First Click: DIY happiness

September 1st, 2015

5

I’m exhausted and under intense time and financial pressures. Yet weirdly, I’ve never felt happier or more satisfied. See, I’m a home owner at the tail end of a major renovation and I just spent the last week covered in dust, paint, and what looks like blood.

Don’t get me wrong, I’m not doing all the heavy lifting — I paid men who wear plaid and cargo pants unironically for that. I’m just in for the finishing touches. The fun stuff like furniture assembly, wiring up the lamps for wireless control, integrating the ceiling speakers into my Sonos network, and setting up the family NAS on the new cat6 ethernet. Seeing all my plans come to fruition a few years after the project began is hugely rewarding on its own. But the fact that I’m complicit in its execution reminds me just how cathartic Do-It-Yourself can be.

Study after study has shown the psychological boost provided by handiwork, often citing the benefits for the elderly (knitters are especially happy people, it seems). But research also demonstrates the benefits of building something off the instructions on a Lego box. A 2011 study titled "The IKEA effect: When labor leads to love" is exactly what you think it is and helps explain why my house — after a week of intense labor — is starting to feel like a home.

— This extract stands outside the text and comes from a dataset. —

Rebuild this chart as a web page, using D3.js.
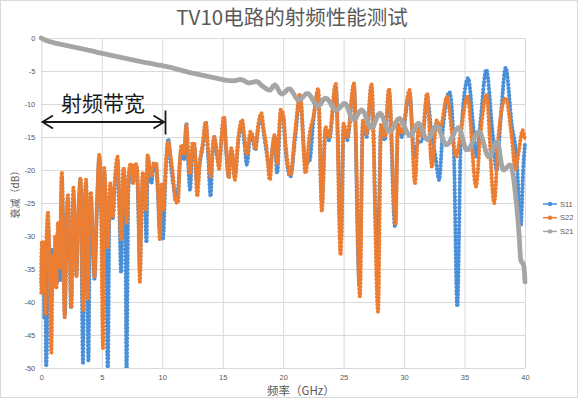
<!DOCTYPE html>
<html>
<head>
<meta charset="utf-8">
<script src="https://cdn.jsdelivr.net/npm/d3@7"></script>
<style>
  html, body { margin: 0; padding: 0; background: #fff; }
  svg { display: block; font-family: "Noto Sans CJK SC", "Noto Sans", sans-serif; }
  .tick text { font-family: "Liberation Sans", "DejaVu Sans", sans-serif; font-size: 7.5px; fill: #595959; }
</style>
</head>
<body>
<svg id="chart" width="580" height="400"></svg>
<script>
// values: [frequency GHz, dB]
const s11 = [
    [0, -37], [0.05, -32], [0.1, -38], [0.18, -31.5], [0.25, -42.5], [0.32, -33], [0.4, -49.8], [0.48, -45],
    [0.55, -28], [0.7, -35], [0.83, -40], [0.95, -32], [1.1, -36], [1.2, -31], [1.3, -37], [1.45, -30],
    [1.55, -36.7], [1.7, -21], [1.8, -28], [1.95, -42], [2.1, -29], [2.2, -24.5], [2.35, -32], [2.45, -41],
    [2.65, -23.5], [2.8, -30], [2.9, -36], [3.05, -28], [3.25, -21.5], [3.45, -49.2], [3.55, -31], [3.7, -22],
    [3.9, -49], [4.0, -30], [4.1, -24], [4.25, -31], [4.4, -36.5], [4.6, -26], [4.8, -18], [4.95, -25],
    [5.05, -30], [5.2, -20.5], [5.35, -28], [5.5, -51], [5.65, -24], [5.9, -27.5], [6.1, -22], [6.3, -18.5],
    [6.45, -26], [6.6, -35.6], [6.8, -20], [6.95, -27], [7.05, -51], [7.2, -23], [7.4, -19.5], [7.6, -22],
    [7.75, -19.5], [7.9, -20], [8.05, -28], [8.15, -35.5], [8.3, -25], [8.4, -21], [8.55, -24], [8.7, -31],
    [8.8, -18], [8.95, -20], [9.1, -22], [9.3, -19.5], [9.5, -19.5], [9.65, -24], [9.8, -29], [9.95, -23],
    [10.05, -30.6], [10.3, -20], [10.5, -15.3], [10.7, -19], [10.9, -22], [11.1, -24], [11.3, -23], [11.45, -19],
    [11.6, -17], [11.8, -18.5], [12.0, -13], [12.15, -19], [12.3, -23], [12.5, -17], [12.65, -16.5], [12.9, -22],
    [13.1, -19], [13.35, -16.5], [13.6, -12.7], [13.8, -18], [14.0, -24], [14.15, -18], [14.3, -15], [14.5, -17.5],
    [14.7, -19], [14.9, -15.5], [15.1, -12], [15.3, -17.5], [15.5, -21], [15.7, -17], [15.85, -18.5], [16.0, -21],
    [16.3, -15.5], [16.6, -13], [16.8, -16], [17.0, -19.2], [17.3, -14.5], [17.5, -15.5], [17.7, -17], [17.95, -13.5],
    [18.2, -12], [18.4, -14.5], [18.6, -17], [18.9, -20], [19.1, -17], [19.3, -15], [19.5, -20.5], [19.8, -11.5],
    [20.0, -12], [20.2, -17], [20.6, -21], [21.0, -15], [21.4, -9], [21.85, -19], [22.2, -18.5], [22.5, -12.5],
    [22.9, -8.2], [23.2, -25], [23.5, -14], [23.8, -15.5], [24.35, -7.3], [24.8, -30.5], [25.0, -13.5], [25.3, -15.5],
    [25.85, -7.3], [26.3, -37.4], [26.6, -13], [26.9, -15], [27.3, -7.5], [27.8, -33.6], [28.1, -13.5], [28.4, -15.5],
    [28.75, -8.2], [29.25, -28.6], [29.5, -13.5], [29.8, -15], [30.45, -8.4], [30.85, -18], [31.1, -16], [31.5, -15.5],
    [31.9, -8.9], [32.3, -15], [32.6, -18], [32.9, -21.5], [33.2, -14], [33.75, -8.2], [34.1, -16], [34.4, -40.7],
    [34.7, -15], [35.3, -6.1], [35.7, -13], [36.0, -18], [36.3, -13], [36.8, -4.8], [37.3, -14], [37.65, -20],
    [38.0, -12], [38.4, -4.5], [38.9, -13], [39.3, -18], [39.65, -28.5], [39.85, -20], [40.0, -16]
];

const s22 = [
    [0, -38.6], [0.05, -31], [0.1, -37], [0.15, -30.8], [0.22, -38.5], [0.3, -31.5], [0.35, -42], [0.42, -31],
    [0.55, -26.5], [0.7, -36], [0.83, -47.7], [0.95, -33], [1.05, -37.5], [1.15, -30], [1.25, -38], [1.38, -28],
    [1.5, -35], [1.7, -20.3], [1.8, -30], [1.93, -42.3], [2.05, -30], [2.2, -23.8], [2.35, -33], [2.5, -40.7],
    [2.65, -22.7], [2.8, -30], [2.9, -36.2], [3.05, -27], [3.25, -21.2], [3.45, -41.2], [3.55, -30], [3.7, -21.5],
    [3.85, -39.7], [3.95, -28], [4.1, -23.3], [4.25, -30], [4.4, -36.2], [4.6, -25], [4.8, -17.7], [4.95, -27],
    [5.1, -47], [5.2, -19.7], [5.35, -25], [5.5, -31.7], [5.7, -22], [5.9, -27.1], [6.1, -21], [6.3, -18],
    [6.45, -24], [6.6, -30.5], [6.8, -19.7], [6.95, -24], [7.05, -28], [7.2, -21], [7.4, -19], [7.6, -22],
    [7.75, -19], [7.9, -19.5], [8.05, -27], [8.15, -37], [8.3, -24], [8.4, -20.3], [8.55, -23], [8.65, -26],
    [8.8, -17.7], [8.95, -19.5], [9.1, -21], [9.3, -19], [9.5, -19], [9.65, -23], [9.8, -30.5], [9.95, -22],
    [10.1, -26], [10.3, -19], [10.5, -15.7], [10.7, -18], [10.9, -21], [11.1, -24.8], [11.3, -25], [11.45, -19],
    [11.6, -16.2], [11.8, -17.5], [12.0, -13.2], [12.15, -18], [12.3, -20.6], [12.5, -16], [12.65, -15.9], [12.9, -24],
    [13.1, -19], [13.35, -16], [13.6, -12.9], [13.8, -17], [14.0, -21], [14.15, -17], [14.3, -15], [14.5, -17],
    [14.7, -19.8], [14.9, -15], [15.1, -11.9], [15.3, -17], [15.5, -21.2], [15.7, -16.7], [15.85, -18], [16.0, -21.5],
    [16.3, -15], [16.6, -12.4], [16.8, -15], [17.0, -17.7], [17.3, -14.2], [17.5, -15], [17.7, -16.7], [17.95, -13],
    [18.2, -11.4], [18.4, -14], [18.6, -16.2], [18.9, -21.5], [19.1, -17], [19.3, -14.7], [19.5, -19], [19.8, -10.9],
    [20.0, -11.5], [20.2, -16], [20.6, -20.8], [21.0, -14], [21.4, -8.5], [21.85, -20.5], [22.2, -14.4], [22.5, -12],
    [22.9, -7.7], [23.2, -26.3], [23.5, -13.5], [23.8, -15], [24.35, -6.9], [24.75, -32.9], [25.0, -13], [25.3, -15],
    [25.85, -6.9], [26.35, -39.2], [26.6, -12.5], [26.9, -14.5], [27.3, -7.0], [27.85, -41.5], [28.1, -13], [28.4, -15],
    [28.75, -7.7], [29.3, -28.3], [29.5, -13], [29.8, -14.5], [30.45, -7.9], [30.9, -22], [31.2, -13.5], [31.5, -15],
    [31.9, -8.4], [32.3, -19.5], [32.7, -12.5], [33.0, -13.5], [33.55, -8.9], [34.0, -15], [34.3, -18], [34.7, -14],
    [35.25, -8.9], [35.95, -22.5], [36.3, -15], [36.8, -8.6], [37.45, -25], [37.8, -15], [38.4, -9.1], [38.9, -15],
    [39.2, -20], [39.5, -17], [39.8, -14], [40.0, -15.5]
];

const s21 = [
    [0, 0], [0.3, -0.3], [1, -0.7], [2, -1.1], [3, -1.5], [4, -1.9], [5, -2.3], [6, -2.7], [7, -3.1],
    [8, -3.5], [9, -3.85], [10, -4.2], [11, -4.6], [12, -5.1], [13, -5.5], [14, -5.9], [15, -6.3],
    [15.8, -6.5], [16.5, -6.3], [17.2, -6.8], [17.8, -6.6], [18.3, -7.3], [18.9, -7.9], [19.3, -7.1],
    [19.9, -8.5], [20.5, -7.7], [21.3, -9.4], [22.0, -8.4], [22.9, -10.3], [23.5, -9.1], [24.4, -10.9],
    [25.1, -9.9], [25.8, -12.4], [26.5, -10.9], [27.3, -13.6], [28.0, -11.4], [28.8, -14.2], [29.6, -12.2],
    [30.5, -14.8], [31.2, -12.9], [31.9, -15.4], [32.7, -13.3], [33.5, -16.2], [34.5, -13.6], [35.2, -17],
    [36.2, -14.2], [37.0, -18], [37.7, -15.7], [38.2, -20], [38.8, -19.2], [39.2, -23.5], [39.5, -29.5],
    [39.65, -33.6], [39.9, -34.5], [40.0, -37]
];

const seriesNames = ["S11", "S22", "S21"];
const seriesColors = ["#4a90d9", "#ed7d31", "#a5a5a5"];
const xTicks = [0, 5, 10, 15, 20, 25, 30, 35, 40];
const yTicks = [0, -5, -10, -15, -20, -25, -30, -35, -40, -45, -50];

const svg = d3.select("#chart");

svg.append("rect")
    .attr("x", 0.5).attr("y", 0.5)
    .attr("width", 577).attr("height", 397)
    .attr("fill", "#fff")
    .attr("stroke", "#d9d9d9");

let x = d3.scaleLinear().domain([0, 40]).range([41.3, 525]);
let y = d3.scaleLinear().domain([-50, 0]).range([368, 38]);

// grid
svg.append("g")
    .attr("transform", `translate(0, ${y(-50)})`)
    .call(d3.axisBottom(x).tickValues(xTicks).tickSize(-(y(-50) - y(0))).tickFormat(""))
    .call(g => g.select(".domain").remove())
    .call(g => g.selectAll("line").attr("stroke", "#d9d9d9"));

svg.append("g")
    .attr("transform", `translate(${x(0)}, 0)`)
    .call(d3.axisLeft(y).tickValues(yTicks).tickSize(-(x(40) - x(0))).tickFormat(""))
    .call(g => g.select(".domain").remove())
    .call(g => g.selectAll("line").attr("stroke", "#d9d9d9"));

// tick labels
svg.append("g")
    .attr("transform", `translate(0, ${y(-50)})`)
    .call(d3.axisBottom(x).tickValues(xTicks).tickSize(0).tickPadding(7).tickFormat(d => String(d)))
    .call(g => g.select(".domain").remove());

svg.append("g")
    .attr("transform", `translate(${x(0)}, 0)`)
    .call(d3.axisLeft(y).tickValues(yTicks).tickSize(0).tickPadding(6).tickFormat(d => String(d)))
    .call(g => g.select(".domain").remove());

svg.append("clipPath").attr("id", "plot")
    .append("rect")
        .attr("x", x(0) - 4).attr("y", y(0) - 4)
        .attr("width", x(40) - x(0) + 8).attr("height", y(-50) - y(0) + 4);

let line = d3.line()
    .x(d => x(d[0]))
    .y(d => y(d[1]))
    .curve(d3.curveMonotoneX);

let plot = svg.append("g").attr("clip-path", "url(#plot)");

[s11, s22, s21].forEach((data, i) => {
    plot.append("path")
        .attr("d", line(data))
        .attr("fill", "none")
        .attr("stroke", seriesColors[i])
        .attr("stroke-width", i == 2 ? 3 : 1.3);
    // dense markers
    plot.append("path")
        .attr("d", line(data))
        .attr("fill", "none")
        .attr("stroke", seriesColors[i])
        .attr("stroke-width", i == 2 ? 5 : 4.2)
        .attr("stroke-linecap", "round")
        .attr("stroke-dasharray", i == 2 ? "0 2.4" : "0 3.6");
});

// legend
let legend = svg.append("g").attr("class", "legend");
seriesNames.forEach((name, i) => {
    let ly = 204 + i * 13.7;
    legend.append("line")
        .attr("x1", 543).attr("x2", 557)
        .attr("y1", ly).attr("y2", ly)
        .attr("stroke", seriesColors[i])
        .attr("stroke-width", 1.5);
    legend.append("circle")
        .attr("cx", 550).attr("cy", ly).attr("r", 2.2)
        .attr("fill", seriesColors[i]);
    legend.append("text")
        .attr("x", 560).attr("y", ly + 2.6)
        .attr("font-family", "Liberation Sans, sans-serif")
        .attr("font-size", 7.5)
        .attr("fill", "#595959")
        .text(name);
});

// titles
svg.append("text")
    .attr("x", 292).attr("y", 25)
    .attr("text-anchor", "middle")
    .attr("font-size", 20.5)
    .attr("fill", "#595959")
    .text("TV10电路的射频性能测试");

svg.append("text")
    .attr("x", 267).attr("y", 395)
    .attr("font-size", 11.5)
    .attr("fill", "#595959")
    .text("频率（GHz）");

svg.append("text")
    .attr("transform", "translate(19, 192) rotate(-90)")
    .attr("text-anchor", "middle")
    .attr("font-size", 10)
    .attr("fill", "#595959")
    .text("衰减（dB）");

// bandwidth note
let note = svg.append("g")
    .attr("stroke", "#1a1a1a")
    .attr("stroke-width", 1.8)
    .attr("fill", "none");
note.append("line").attr("x1", 42).attr("x2", 164).attr("y1", 122).attr("y2", 122);
note.append("polyline").attr("points", "53,115.5 42.5,122 53,128.5");
note.append("polyline").attr("points", "153.5,115.5 164,122 153.5,128.5");
note.append("line").attr("x1", 165.5).attr("x2", 165.5).attr("y1", 110.5).attr("y2", 134.5);

svg.append("text")
    .attr("x", 61).attr("y", 111)
    .attr("font-size", 21)
    .attr("fill", "#1a1a1a")
    .text("射频带宽");
</script>
</body>
</html>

As enticing as a night in front of the TV sounds right about now, I know that after binging on Netflix I’ll just feel lethargic and miserable like that sucker punch you get after downing a super-sized Big Mac combo. Yeah, I’m tired, but it’s a good tired knowing that I’m advancing towards a goal.

To be or not to be isn’t the question you should be asking. The correct question is to do or not to do? And for me, the answer is simple: do, don’t just be.